Run the following code - is there a problem? How do you know?

exposure <- read_delim("https://daseh.org/data/HAA5_Exposure_for_WA_Public_Water_Systems_data.csv", delim = "\t")
## Rows: 22 Columns: 1
## ── Column specification ────────────────────────────────────────────────────────
## Delimiter: "\t"
## num (1): year,pop_on_sampled_PWS,pop_0-15µg/L,pop_>15-30µg/L,pop_>30-45µg/L,...
## 
## ℹ Use `spec()` to retrieve the full column specification for this data.

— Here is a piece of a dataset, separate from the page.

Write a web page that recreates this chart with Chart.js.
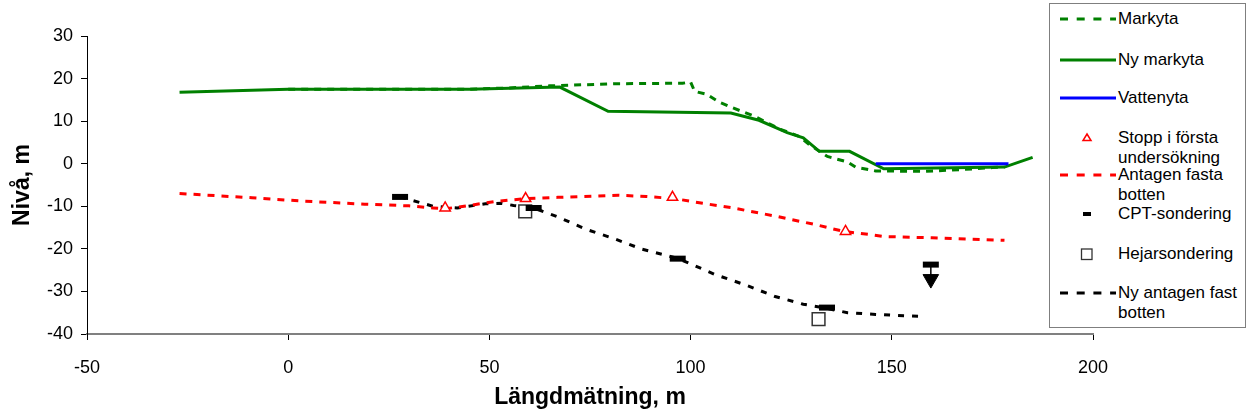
<!DOCTYPE html>
<html>
<head>
<meta charset="utf-8">
<script src="https://cdn.jsdelivr.net/npm/chart.js@4.4.0/dist/chart.umd.min.js"></script>
<style>
  html, body { margin: 0; padding: 0; background: #fff; }
  #wrap { position: relative; width: 1248px; height: 416px; font-family: "Liberation Sans", Arial, sans-serif; }
  #legend { position: absolute; left: 1049px; top: 3px; width: 195px; height: 323px; border: 1px solid #7f7f7f; background: #fff; }
  .sym { position: absolute; left: 0; width: 75px; height: 20px; }
  .txt { position: absolute; left: 68px; width: 126px; font-size: 17px; line-height: 19.6px; color: #000; }
</style>
</head>
<body>
<div id="wrap">
  <canvas id="chart" width="1248" height="416"></canvas>
  <div id="legend"></div>
</div>
<script>
// Markyta (befintlig)
const markytaX = [0, 45, 55, 65, 82, 98, 100, 101, 104, 107, 110, 113, 116, 122, 127, 129.5, 134, 139, 141, 146, 158, 167, 175, 178];
const markytaY = [17.5, 17.5, 17.8, 18.3, 18.8, 18.9, 19.2, 17.0, 16.3, 14.5, 13.3, 12.2, 11.1, 8.2, 6.4, 4.5, 1.7, 0.4, -0.8, -1.7, -1.8, -1.4, -0.9, -0.8];

// Ny markyta
const nyMarkytaX = [-27, 0, 45, 67.5, 79.5, 110, 117, 124, 128, 132, 139.5, 148, 178, 185];
const nyMarkytaY = [16.8, 17.5, 17.5, 18.0, 12.3, 11.9, 10.2, 7.3, 6.1, 2.9, 2.9, -1.2, -0.8, 1.5];

// Vattenyta
const vattenX = [146, 179];
const vattenY = [0, 0];

// Stopp i första undersökning
const stoppX = [39, 59, 95.5, 138.5];
const stoppY = [-10.4, -8.2, -7.9, -15.9];

// Antagen fasta botten
const fastaX = [-27, -9, 4, 19, 30, 36, 39, 45, 52, 59, 67, 82, 89, 96, 103, 110, 121, 131, 138, 145, 148, 160, 178];
const fastaY = [-7, -8, -8.8, -9.5, -9.9, -10.4, -10.6, -9.8, -8.8, -8.2, -7.9, -7.4, -7.7, -8.2, -9.3, -10.3, -12.3, -14.3, -15.9, -16.7, -17.1, -17.4, -18];

// CPT-sondering
const cptX = [27.8, 61, 96.8, 133.9, 159.7];
const cptY = [-7.8, -10.4, -22.3, -33.8, -23.7];
// pil under sista CPT-sonderingen
const pilX = [159.7, 159.7];
const pilY = [-23.7, -26.2];
const pilspetsX = [159.7];
const pilspetsY = [-27.1];

// Hejarsondering
const hejarX = [58.9, 131.8];
const hejarY = [-11.2, -36.5];

// Ny antagen fast botten
const nyFastX = [27.8, 36, 42, 49, 53, 56, 61, 67, 74, 81, 88, 97, 106, 114, 121, 128, 134, 139, 146, 153, 158];
const nyFastY = [-7.8, -10, -10.4, -9.4, -9.3, -9.8, -10.4, -12.5, -15.4, -17.6, -20.1, -22.3, -26, -28.6, -31.2, -33, -34, -35, -35.4, -35.7, -35.9];

const FONT = "'Liberation Sans', Arial, sans-serif";

function punkter(xs, ys) {
    return xs.map((x, i) => ({ x: x, y: ys[i] }));
}

function linje(label, xs, ys, color, dash) {
    return {
        label: label,
        data: punkter(xs, ys),
        showLine: true,
        borderColor: color,
        backgroundColor: color,
        borderWidth: 3,
        borderDash: dash,
        pointRadius: 0,
        tension: 0
    };
}

const datasets = [
    {
        label: 'CPT-sondering',
        data: punkter(cptX, cptY),
        pointStyle: 'line',
        pointRadius: 8,
        pointBorderWidth: 6,
        borderColor: '#000',
        backgroundColor: '#000'
    },
    {
        label: '',
        data: punkter(pilX, pilY),
        showLine: true,
        borderColor: '#000',
        borderWidth: 1.5,
        pointRadius: 0
    },
    {
        label: '',
        data: punkter(pilspetsX, pilspetsY),
        pointStyle: 'triangle',
        rotation: 180,
        pointRadius: 9,
        borderColor: '#000',
        backgroundColor: '#000',
        pointBorderWidth: 1
    },
    {
        label: 'Hejarsondering',
        data: punkter(hejarX, hejarY),
        pointStyle: 'rect',
        pointRadius: 9,
        pointBorderWidth: 1.5,
        borderColor: '#333',
        backgroundColor: '#fff'
    },
    {
        label: 'Stopp i första undersökning',
        data: punkter(stoppX, stoppY),
        pointStyle: 'triangle',
        pointRadius: 6,
        pointBorderWidth: 1.5,
        borderColor: '#ff0000',
        backgroundColor: '#fff'
    },
    linje('Vattenyta', vattenX, vattenY, '#0000ff', []),
    linje('Markyta', markytaX, markytaY, '#008000', [7, 6]),
    linje('Ny markyta', nyMarkytaX, nyMarkytaY, '#008000', []),
    linje('Antagen fasta botten', fastaX, fastaY, '#ff0000', [7, 7]),
    linje('Ny antagen fast botten', nyFastX, nyFastY, '#000', [6, 8])
];

new Chart(document.getElementById('chart'), {
    type: 'scatter',
    data: { datasets: datasets },
    options: {
        responsive: false,
        animation: false,
        events: [],
        layout: { padding: { left: 0, right: 155, top: 36, bottom: 0 } },
        plugins: {
            legend: { display: false },
            tooltip: { enabled: false }
        },
        scales: {
            x: {
                type: 'linear',
                min: -50,
                max: 200,
                afterFit: (s) => { s.height = 82; },
                ticks: { stepSize: 50, color: '#000', padding: 17, font: { family: FONT, size: 18 } },
                grid: { drawOnChartArea: false, drawTicks: true, tickLength: 6, color: '#000' },
                border: { display: true, color: '#808080', width: 2 },
                title: {
                    display: true,
                    text: 'Längdmätning, m',
                    color: '#000',
                    padding: { top: 0, bottom: 5 },
                    font: { family: FONT, size: 23, weight: 'bold' }
                }
            },
            y: {
                type: 'linear',
                min: -40,
                max: 30,
                afterFit: (s) => { s.width = 87; },
                ticks: { stepSize: 10, color: '#000', padding: 8, font: { family: FONT, size: 18 } },
                grid: { drawOnChartArea: false, drawTicks: true, tickLength: 6, color: '#000' },
                border: { display: true, color: '#000', width: 1 },
                title: {
                    display: true,
                    text: 'Nivå, m',
                    color: '#000',
                    padding: { top: 9, bottom: 0 },
                    font: { family: FONT, size: 23, weight: 'bold' }
                }
            }
        }
    }
});

// Legend som i originalet (ruta till höger, tvåradiga texter)
const legendRows = [
    { label: 'Markyta', typ: 'linje', color: '#008000', dash: '8 8.7', y: 15 },
    { label: 'Ny markyta', typ: 'linje', color: '#008000', dash: '', y: 56 },
    { label: 'Vattenyta', typ: 'linje', color: '#0000ff', dash: '', y: 93.5 },
    { label: 'Stopp i första undersökning', typ: 'triangel', color: '#ff0000', y: 134 },
    { label: 'Antagen fasta botten', typ: 'linje', color: '#ff0000', dash: '8 8.7', y: 171 },
    { label: 'CPT-sondering', typ: 'cpt', color: '#000', y: 210 },
    { label: 'Hejarsondering', typ: 'ruta', color: '#333', y: 249.5 },
    { label: 'Ny antagen fast botten', typ: 'linje', color: '#000', dash: '8 8.7', y: 289 }
];

const legendEl = document.getElementById('legend');
legendRows.forEach((r) => {
    let svg = '';
    if (r.typ === 'linje') {
        svg = '<line x1="10" x2="66" y1="10" y2="10" stroke="' + r.color + '" stroke-width="3"' +
            (r.dash ? ' stroke-dasharray="' + r.dash + '"' : '') + '/>';
    } else if (r.typ === 'triangel') {
        svg = '<polygon points="37,6 41,12.5 33,12.5" fill="#fff" stroke="' + r.color + '" stroke-width="1.5"/>';
    } else if (r.typ === 'cpt') {
        svg = '<rect x="33" y="8" width="8" height="4" fill="' + r.color + '"/>';
    } else if (r.typ === 'ruta') {
        svg = '<rect x="31.5" y="5" width="10.5" height="10.5" fill="#fff" stroke="' + r.color + '" stroke-width="1.3"/>';
    }
    const sym = document.createElement('div');
    sym.className = 'sym';
    sym.style.top = (r.y - 10) + 'px';
    sym.innerHTML = '<svg width="75" height="20">' + svg + '</svg>';
    legendEl.appendChild(sym);

    const txt = document.createElement('div');
    txt.className = 'txt';
    txt.style.top = (r.y - 9.8) + 'px';
    txt.textContent = r.label;
    legendEl.appendChild(txt);
});
</script>
</body>
</html>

## ℹ Specify the column types or set `show_col_types = FALSE` to quiet this message.
exposure
## # A tibble: 22 × 1
##    year,pop_on_sampled_PWS,pop_0-15µg/L,pop_>15-30µg/L,pop_>30-45µg/L,pop_>45-…¹
##                                                                            <dbl>
##  1                                                                       2.00e40
##  2                                                                       2.00e43
##  3                                                                       2.00e42
##  4                                                                       2.00e43
##  5                                                                       2.00e39
##  6                                                                       2.00e54
##  7                                                                       2.01e53
##  8                                                                       2.01e54
##  9                                                                       2.01e52
## 10                                                                       2.01e54
## # ℹ 12 more rows
## # ℹ abbreviated name:
## #   ¹​`year,pop_on_sampled_PWS,pop_0-15µg/L,pop_>15-30µg/L,pop_>30-45µg/L,pop_>45-60µg/L,pop_>60-75µg/L,pop_>75µg/L,pop_on_PWS_with_non-detects,pop_exposed_to_exceedances,perc_pop_exposed_to_exceedances`
# It should be a red flag to see that there is only one column that looks like: `year,pop_on_sampled_PWS,pop_0-15µg/L,pop_>15-30µg/L,pop_>30-45µg/L,pop
# This file is comma delimited, not tab delimited!